De lleno en la edad del cinismo
Novela. Europa Automatiek reexamina el “malestar de la cultura” en las horas perdidas de un profesor en Ámsterdam.
“La rutina es una tensión sin resolver, fluctuante y caprichosa”, plantea, casi a modo de anticipo temático sobre una de sus obsesiones, el protagonista y narrador de Europa automatiek, de Cristian Crusat, docente español instalado en Amsterdam. Sus días fluctúan en esa paz confortable que, antesala del aburrimiento, lleva a la inevitable melancolía. Las primeras páginas lo encuentran en pijama, recién amanecido, mirando, café en mano, el desfile mortuorio de un dictador coreano por televisión.
Esa postal de inicio completa lo que la contratapa del volumen define como “lumpenprofesorado” (un hallazgo semántico) en referencia al estatus de esa medianía en que transcurre el joven malagueño, expuesto al capricho de lo que parece, sí, eternamente irresuelto.
Pero la ciudad de los regios canales pronto le ofrecerá el sombrío oleaje de la Europa rica y su rancia impiedad, que lo va llevando a conjeturas universales: “Inapelable como el movimiento de rotación de la Tierra, la época se adentraba con decisión en un nuevo ciclo histórico: si las dos últimas décadas podían ser enmarcadas en la teórica Edad de la Ironía – como había leído en alguna revista de actualidad, moda, tendencias y publicidad de relojes– los acontecimientos la estaban sumiendo paulatinamente en una descarada e inaugural Edad del Cinismo”.
En la irrupción de una desconocida adolescente croata que toca el timbre de su casa y lo invade subrepticiamente, algo detona la vida de este Big Lebowski hispano que pastaba hasta entonces su mañana invernal mientras rescataba ocioso una colilla de hashish abandonada en el cenicero y se disponía a hacer unas tostadas. Tajana –así se llama la chica– trae con ella las cicatrices recientes del lado oscuro, ese mismo que el profesor ya había husmeado en los suburbios menos glamorosos de la capital holandesa. Como todo lo inesperado, Tajana también resulta amenazante y abrirá su puerta en muchas acepciones, interviniendo en esa “tensión fluctuante y caprichosa” advertida en los primeros tramos.

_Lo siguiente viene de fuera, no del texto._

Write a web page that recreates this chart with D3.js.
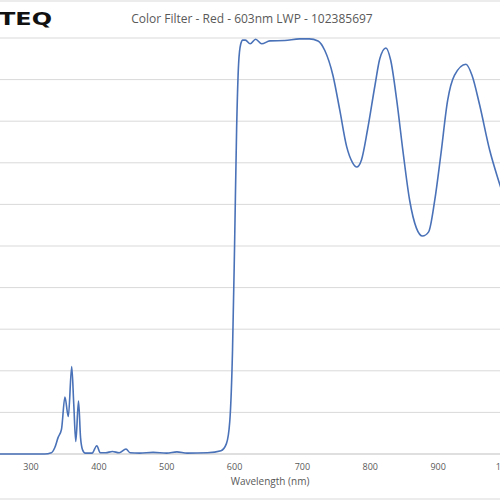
<!DOCTYPE html>
<html><head><meta charset="utf-8">
<script src="https://cdn.jsdelivr.net/npm/d3@7"></script>
<style>body{margin:0;background:#fff}svg{display:block}</style></head>
<body><svg id="c" width="500" height="500"></svg>
<script>
const wavelength = [240,300,320,330,335,340,345,350,355,360,363,366,370,373,376,380,390,397,402,410,420,430,440,446,460,480,500,515,530,560,580,588,593,597,600,603,606,609,612,616,623,631,640,652,674,696,710,723,733,745,755,765,774,780,787,796,807,814,823,830,839,848,858,868,877,886,895,904,914,924,941,950,961,976,991,1000];
const transmission = [0,0,0,0.3,1.5,4,6,13.7,9,21,12,3,12.7,4,1,0.2,0.2,2,0.3,0.3,0.6,0.3,1.2,0.3,0.2,0.4,0.2,0.5,0.2,0.3,0.8,2.5,8,25,50,78,94,98.5,99.5,99.5,98.6,99.7,98.6,99.3,99.4,99.8,99.8,99.3,97,91,82.7,74,70,69,70.7,78,88.7,95,97.6,94.7,85,73,61,54.3,52.4,53.4,61,72,85,91,93.7,91,84,73,64.7,60];
const xTicks = [300,400,500,600,700,800,900,1000];
const yTicks = [0,10,20,30,40,50,60,70,80,90,100];
const svg = d3.select("#c");
const x = d3.scaleLinear().domain([300,1000]).range([31,506]);
const y = d3.scaleLinear().domain([0,100]).range([454,38]);
svg.append("line").attr("x1",0).attr("x2",500).attr("y1",1).attr("y2",1).attr("stroke","#d9d9d9");
svg.append("line").attr("x1",0).attr("x2",500).attr("y1",499).attr("y2",499).attr("stroke","#d9d9d9");
svg.selectAll("line.g").data(yTicks).join("line").attr("class","g")
  .attr("x1",0).attr("x2",500).attr("y1",d=>y(d)).attr("y2",d=>y(d))
  .attr("stroke",d=>d===0?"#bfbfbf":"#d9d9d9").attr("stroke-width",1);
svg.selectAll("text.xt").data(xTicks).join("text").attr("class","xt")
  .attr("x",d=>x(d)).attr("y",470).attr("text-anchor","middle")
  .attr("font-family","Open Sans, sans-serif").attr("font-size",9).attr("fill","#595959").text(d=>d);
svg.append("text").attr("x",270).attr("y",485).attr("text-anchor","middle")
  .attr("font-family","Open Sans, sans-serif").attr("font-size",10).attr("fill","#595959").text("Wavelength (nm)");
svg.append("text").attr("x",252).attr("y",23).attr("text-anchor","middle")
  .attr("font-family","Open Sans, sans-serif").attr("font-size",12).attr("fill","#595959").text("Color Filter - Red - 603nm LWP - 102385697");
svg.append("text").attr("x",-1).attr("y",25).attr("font-family","DejaVu Sans, sans-serif").attr("font-weight","bold")
  .attr("font-size",18).attr("textLength",53).attr("lengthAdjust","spacingAndGlyphs").attr("fill","#111").text("TEQ");
const pts = wavelength.map((w,i)=>[w,transmission[i]]);
svg.append("path").datum(pts)
  .attr("d",d3.line().x(d=>x(d[0])).y(d=>y(d[1])).curve(d3.curveMonotoneX))
  .attr("fill","none").attr("stroke","#4a72b8").attr("stroke-width",1.6);
</script></body></html>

El español Crusat presenta aciertos de una escritura finamente hilada, por ejemplo al escenificar la idiosincrasia del pueblo que lo alberga, apelando (lo hará más de una vez) al arte flamenco: “Agazapado bajo la cálida luz de las bombillas y las velas decorativas, a resguardo del polvo, el frío y la culpa, palpitaba un sincero apego por las cosas. La historia de la pintura holandesa tan sólo había sido –deduje– una desesperada manera de expresar y ampliar casi hasta el infinito ese apego, así como el limitado marco del universo visible”.
Enrique Vila-Matas se refirió a Crusat como “un cosmopolita del espíritu”, lo cual, más allá de la grandilocuencia, es bastante acertado, al menos en este libro: la novela empieza desde la globalidad misma (profesor de idiomas, Amsterdam, dictador coreano, chica croata que toca el timbre) y deviene en un viaje endógeno, de a ratos casi promiscuo en su autoreferencialidad. En el mismo sentido, y en paralelo (es decir, sin aparente cruce posible) Europa Automatiek despliega un mosaico de microensayos y citas, poblado de lo que uno presume su pléyade literaria: Heidegger, Camus, Handke, Claudio Guillén, entre otros. Es en este terreno donde se lo percibe más a gusto.
En cuanto al automatiek –sistema comercial típico de Amsterdam donde unas ventanitas iluminadas expenden croquetas u otras piezas calientes para llevar con la mano, tras poner una moneda, sin mediar presencia humana– funciona aquí como alegoría del arte plástico en los Países Bajos y el afán de adquisición de esa materialidad de las cosas y su encuadre. La metáfora resulta inteligente y apropiada, tanto como el contexto narrativo en que se monta.
Aunque quizás esa misma vocación de abundancia haya llevado al autor a querer decirlo todo en una misma apuesta y, por momentos, a relajar el relato, a perder plano respecto del juego ensayístico que propone: una pregnancia encarnada, un fragmento instantáneo del viejo y conocido malestar de la cultura.